What is asked | Write out the entries verbatim and leave the images out of the copy.

(Charts and diagrams as code)

────────

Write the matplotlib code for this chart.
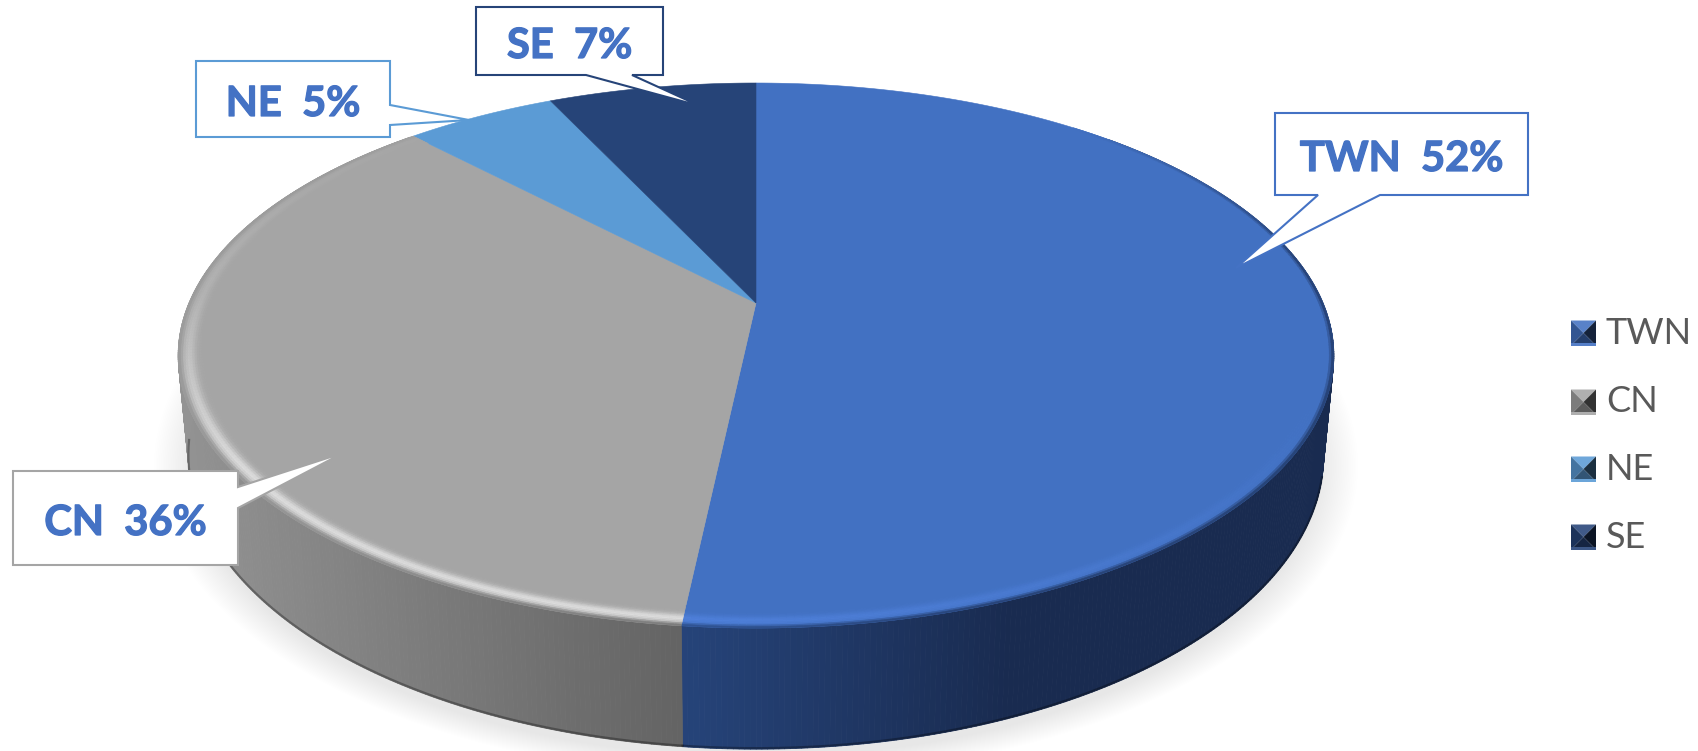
from matplotlib import pyplot as plt
from matplotlib.collections import PolyCollection
from matplotlib.patches import Ellipse, Polygon
from matplotlib.colors import to_rgb
import matplotlib.patheffects as pe
import numpy as np

labels = ["TWN", "CN", "NE", "SE"]
values = [51.7, 36.2, 5.1, 7.0]
colors = ["#4271c2", "#a5a5a5", "#5b9bd5", "#264478"]
text_color = "#4472c4"
legend_color = "#595959"

W, H = 1698, 751

#Pie geometry in pixels (perspective view of a disc)
CX = 756
TOP = dict(rx=567, y0=83, y1=628, apex=303)
BOTTOM = dict(rx=557, y0=162, y1=750, apex=399)
TILT = 0.1927

#Callouts: box (x0, y0, x1, y1), then pointer base a, tip, pointer base b
callouts = [
    ((1275, 113, 1528, 195), (1380, 195), (1236, 268), (1318, 195), "bottom"),
    ((13, 471, 238, 565), (238, 487), (343, 453), (238, 508), "right"),
    ((196, 61, 390, 137), (390, 105), (469, 120), (390, 125), "right"),
    ((476, 7, 663, 75), (632, 75), (700, 106), (586, 75), "bottom"),
]
legend_y = [333, 402, 469, 537]


def project(t, r=1.0, geo=TOP):
    #t in degrees, clockwise from the top of the pie
    t = np.radians(t)
    x, y = r * np.sin(t), r * np.cos(t)
    up = geo["apex"] - geo["y0"]
    a = up * (1 + TILT)
    w = 1 + TILT * y
    return CX + geo["rx"] * x / w, geo["apex"] - a * y / w


def mix(c1, c2, f):
    return tuple(np.array(c1) * (1 - f) + np.array(c2) * f)


def side_color(i, x):
    if i == 0:
        f = np.interp(x, [680, 1010], [0, 1])
        return mix(to_rgb("#26447a"), to_rgb("#192b50"), f)
    f = np.interp(x, [182, 680], [0, 1])
    return mix(to_rgb("#939393"), to_rgb("#646464"), f)


fig = plt.figure(figsize=(W / 100, H / 100), dpi=100)
ax = fig.add_axes([0, 0, 1, 1])
ax.set_xlim(0, W)
ax.set_ylim(H, 0)
ax.axis("off")

#Soft shadow under the pie
for s in np.linspace(1.06, 0.99, 24):
    ax.add_patch(Ellipse((CX, 466), 2 * 568 * s, 2 * 294 * s, fc="black", ec="none", alpha=0.005, zorder=1))

edges = np.cumsum([0] + values) / sum(values) * 360

#Side wall
for i in range(2):
    ts = np.linspace(max(edges[i], 45), min(edges[i + 1], 316), 300)
    x0, y0 = project(ts)
    x1, y1 = project(ts, geo=BOTTOM)
    quads = []
    cols = []
    for k in range(len(ts) - 1):
        quads.append([(x0[k], y0[k]), (x0[k + 1], y0[k + 1]), (x1[k + 1], y1[k + 1]), (x1[k], y1[k])])
        cols.append(side_color(i, (x0[k] + x1[k]) / 2))
    ax.add_collection(PolyCollection(quads, facecolors=cols, edgecolors=cols, linewidths=0.6, zorder=2))
    keep = (ts > 105) & (ts < 262)
    ax.plot(x1[keep], y1[keep] - 1, color="black", lw=1.6, alpha=0.3, zorder=3)

#Top of the pie
for i in range(len(values)):
    ts = np.linspace(edges[i], edges[i + 1], 200)
    x, y = project(ts)
    apex = project(0, 0)
    ax.add_patch(Polygon([apex] + list(zip(x, y)), closed=True, fc=colors[i], ec=colors[i], lw=0.4, zorder=4))

#Bevel along the front rim
rs = np.linspace(0.95, 1.0, 14)
for i in range(2):
    ts = np.linspace(max(edges[i], 40), min(edges[i + 1], 325), 220)
    base = to_rgb(colors[i])
    light = to_rgb("#dcdcdc") if i == 1 else to_rgb("#4f80da")
    quads = []
    cols = []
    for k in range(len(ts) - 1):
        for j in range(len(rs) - 1):
            xa, ya = project(ts[k], rs[j])
            xb, yb = project(ts[k + 1], rs[j])
            xc, yc = project(ts[k + 1], rs[j + 1])
            xd, yd = project(ts[k], rs[j + 1])
            quads.append([(xa, ya), (xb, yb), (xc, yc), (xd, yd)])
            u = (rs[j] - 0.95) / 0.05
            if i == 1:
                s = np.interp(ts[k], [187, 235, 258, 272, 300, 325], [1, 1, 0.55, 0.25, 0.08, 0])
                e = np.interp(ts[k], [187, 250, 300, 325], [1, 1, 0.5, 0])
            else:
                s = np.interp(ts[k], [110, 187], [0, 1])
                e = np.interp(ts[k], [40, 80], [0, 1])
            p = np.exp(-((u - 0.6) / 0.22) ** 2) * s
            c = mix(base, light, p)
            c = mix(c, side_color(i, xa), np.clip((u - 0.78) / 0.22, 0, 1) * e)
            cols.append(c)
    ax.add_collection(PolyCollection(quads, facecolors=cols, edgecolors=cols, linewidths=0.4, zorder=5))

#Callouts
for i, (box, a, tip, b, side) in enumerate(callouts):
    x0, y0, x1, y1 = box
    if side == "bottom":
        pts = [(x0, y0), (x1, y0), (x1, y1), a, tip, b, (x0, y1)]
    else:
        pts = [(x0, y0), (x1, y0), a, tip, b, (x1, y1), (x0, y1)]
    border = text_color if i == 0 else colors[i]
    ax.add_patch(Polygon(pts, closed=True, fc="white", ec=border, lw=1.5, joinstyle="miter", zorder=6))
    ax.text((x0 + x1) / 2, (y0 + y1) / 2 + 5, f"{labels[i]}  {round(values[i])}%", family="Lato", weight="bold",
            fontsize=30, color=text_color, ha="center", va="center", zorder=7,
            path_effects=[pe.withStroke(linewidth=0.9, foreground=text_color)])

#Legend with bevelled keys
for i, yc in enumerate(legend_y):
    c = to_rgb(colors[i])
    x0, x1 = 1571, 1596
    y0, y1 = yc - 12.5, yc + 12.5
    mx, my = (x0 + x1) / 2, (y0 + y1) / 2
    ax.add_patch(Polygon([(x0, y0), (x1, y0), (mx, my)], fc=mix(c, (1, 1, 1), 0.12), ec="none", zorder=6))
    ax.add_patch(Polygon([(x0, y0), (x0, y1), (mx, my)], fc=mix(c, (0, 0, 0), 0.25), ec="none", zorder=6))
    ax.add_patch(Polygon([(x1, y0), (x1, y1), (mx, my)], fc=mix(c, (0, 0, 0), 0.7), ec="none", zorder=6))
    ax.add_patch(Polygon([(x0, y1), (x1, y1), (mx, my)], fc=mix(c, (0, 0, 0), 0.45), ec="none", zorder=6))
    ax.add_patch(Polygon([(x0, y1 - 3), (x1, y1 - 3), (x1, y1), (x0, y1)], fc=mix(c, (1, 1, 1), 0.1), ec="none", zorder=7))
    ax.text(1606, yc, labels[i], family="Lato", fontsize=26, color=legend_color, ha="left", va="center", zorder=7)

fig.savefig("out.png", dpi=100)
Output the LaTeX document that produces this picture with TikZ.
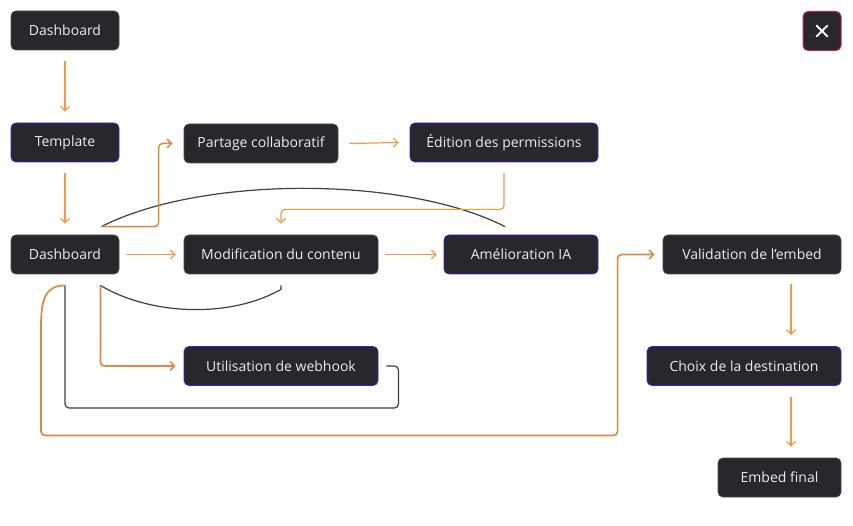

────────

Reply to the task |
Write the matplotlib code for this chart.
from matplotlib import pyplot as plt
from matplotlib.collections import PolyCollection
from matplotlib.patches import Ellipse, Polygon
from matplotlib.colors import to_rgb
import matplotlib.patheffects as pe
import numpy as np

labels = ["TWN", "CN", "NE", "SE"]
values = [51.7, 36.2, 5.1, 7.0]
colors = ["#4271c2", "#a5a5a5", "#5b9bd5", "#264478"]
text_color = "#4472c4"
legend_color = "#595959"

W, H = 1698, 751

#Pie geometry in pixels (perspective view of a disc)
CX = 756
TOP = dict(rx=567, y0=83, y1=628, apex=303)
BOTTOM = dict(rx=557, y0=162, y1=750, apex=399)
TILT = 0.1927

#Callouts: box (x0, y0, x1, y1), then pointer base a, tip, pointer base b
callouts = [
    ((1275, 113, 1528, 195), (1380, 195), (1236, 268), (1318, 195), "bottom"),
    ((13, 471, 238, 565), (238, 487), (343, 453), (238, 508), "right"),
    ((196, 61, 390, 137), (390, 105), (469, 120), (390, 125), "right"),
    ((476, 7, 663, 75), (632, 75), (700, 106), (586, 75), "bottom"),
]
legend_y = [333, 402, 469, 537]


def project(t, r=1.0, geo=TOP):
    #t in degrees, clockwise from the top of the pie
    t = np.radians(t)
    x, y = r * np.sin(t), r * np.cos(t)
    up = geo["apex"] - geo["y0"]
    a = up * (1 + TILT)
    w = 1 + TILT * y
    return CX + geo["rx"] * x / w, geo["apex"] - a * y / w


def mix(c1, c2, f):
    return tuple(np.array(c1) * (1 - f) + np.array(c2) * f)


def side_color(i, x):
    if i == 0:
        f = np.interp(x, [680, 1010], [0, 1])
        return mix(to_rgb("#26447a"), to_rgb("#192b50"), f)
    f = np.interp(x, [182, 680], [0, 1])
    return mix(to_rgb("#939393"), to_rgb("#646464"), f)


fig = plt.figure(figsize=(W / 100, H / 100), dpi=100)
ax = fig.add_axes([0, 0, 1, 1])
ax.set_xlim(0, W)
ax.set_ylim(H, 0)
ax.axis("off")

#Soft shadow under the pie
for s in np.linspace(1.06, 0.99, 24):
    ax.add_patch(Ellipse((CX, 466), 2 * 568 * s, 2 * 294 * s, fc="black", ec="none", alpha=0.005, zorder=1))

edges = np.cumsum([0] + values) / sum(values) * 360

#Side wall
for i in range(2):
    ts = np.linspace(max(edges[i], 45), min(edges[i + 1], 316), 300)
    x0, y0 = project(ts)
    x1, y1 = project(ts, geo=BOTTOM)
    quads = []
    cols = []
    for k in range(len(ts) - 1):
        quads.append([(x0[k], y0[k]), (x0[k + 1], y0[k + 1]), (x1[k + 1], y1[k + 1]), (x1[k], y1[k])])
        cols.append(side_color(i, (x0[k] + x1[k]) / 2))
    ax.add_collection(PolyCollection(quads, facecolors=cols, edgecolors=cols, linewidths=0.6, zorder=2))
    keep = (ts > 105) & (ts < 262)
    ax.plot(x1[keep], y1[keep] - 1, color="black", lw=1.6, alpha=0.3, zorder=3)

#Top of the pie
for i in range(len(values)):
    ts = np.linspace(edges[i], edges[i + 1], 200)
    x, y = project(ts)
    apex = project(0, 0)
    ax.add_patch(Polygon([apex] + list(zip(x, y)), closed=True, fc=colors[i], ec=colors[i], lw=0.4, zorder=4))

#Bevel along the front rim
rs = np.linspace(0.95, 1.0, 14)
for i in range(2):
    ts = np.linspace(max(edges[i], 40), min(edges[i + 1], 325), 220)
    base = to_rgb(colors[i])
    light = to_rgb("#dcdcdc") if i == 1 else to_rgb("#4f80da")
    quads = []
    cols = []
    for k in range(len(ts) - 1):
        for j in range(len(rs) - 1):
            xa, ya = project(ts[k], rs[j])
            xb, yb = project(ts[k + 1], rs[j])
            xc, yc = project(ts[k + 1], rs[j + 1])
            xd, yd = project(ts[k], rs[j + 1])
            quads.append([(xa, ya), (xb, yb), (xc, yc), (xd, yd)])
            u = (rs[j] - 0.95) / 0.05
            if i == 1:
                s = np.interp(ts[k], [187, 235, 258, 272, 300, 325], [1, 1, 0.55, 0.25, 0.08, 0])
                e = np.interp(ts[k], [187, 250, 300, 325], [1, 1, 0.5, 0])
            else:
                s = np.interp(ts[k], [110, 187], [0, 1])
                e = np.interp(ts[k], [40, 80], [0, 1])
            p = np.exp(-((u - 0.6) / 0.22) ** 2) * s
            c = mix(base, light, p)
            c = mix(c, side_color(i, xa), np.clip((u - 0.78) / 0.22, 0, 1) * e)
            cols.append(c)
    ax.add_collection(PolyCollection(quads, facecolors=cols, edgecolors=cols, linewidths=0.4, zorder=5))

#Callouts
for i, (box, a, tip, b, side) in enumerate(callouts):
    x0, y0, x1, y1 = box
    if side == "bottom":
        pts = [(x0, y0), (x1, y0), (x1, y1), a, tip, b, (x0, y1)]
    else:
        pts = [(x0, y0), (x1, y0), a, tip, b, (x1, y1), (x0, y1)]
    border = text_color if i == 0 else colors[i]
    ax.add_patch(Polygon(pts, closed=True, fc="white", ec=border, lw=1.5, joinstyle="miter", zorder=6))
    ax.text((x0 + x1) / 2, (y0 + y1) / 2 + 5, f"{labels[i]}  {round(values[i])}%", family="Lato", weight="bold",
            fontsize=30, color=text_color, ha="center", va="center", zorder=7,
            path_effects=[pe.withStroke(linewidth=0.9, foreground=text_color)])

#Legend with bevelled keys
for i, yc in enumerate(legend_y):
    c = to_rgb(colors[i])
    x0, x1 = 1571, 1596
    y0, y1 = yc - 12.5, yc + 12.5
    mx, my = (x0 + x1) / 2, (y0 + y1) / 2
    ax.add_patch(Polygon([(x0, y0), (x1, y0), (mx, my)], fc=mix(c, (1, 1, 1), 0.12), ec="none", zorder=6))
    ax.add_patch(Polygon([(x0, y0), (x0, y1), (mx, my)], fc=mix(c, (0, 0, 0), 0.25), ec="none", zorder=6))
    ax.add_patch(Polygon([(x1, y0), (x1, y1), (mx, my)], fc=mix(c, (0, 0, 0), 0.7), ec="none", zorder=6))
    ax.add_patch(Polygon([(x0, y1), (x1, y1), (mx, my)], fc=mix(c, (0, 0, 0), 0.45), ec="none", zorder=6))
    ax.add_patch(Polygon([(x0, y1 - 3), (x1, y1 - 3), (x1, y1), (x0, y1)], fc=mix(c, (1, 1, 1), 0.1), ec="none", zorder=7))
    ax.text(1606, yc, labels[i], family="Lato", fontsize=26, color=legend_color, ha="left", va="center", zorder=7)

fig.savefig("out.png", dpi=100)
Output the LaTeX document that produces this picture with TikZ.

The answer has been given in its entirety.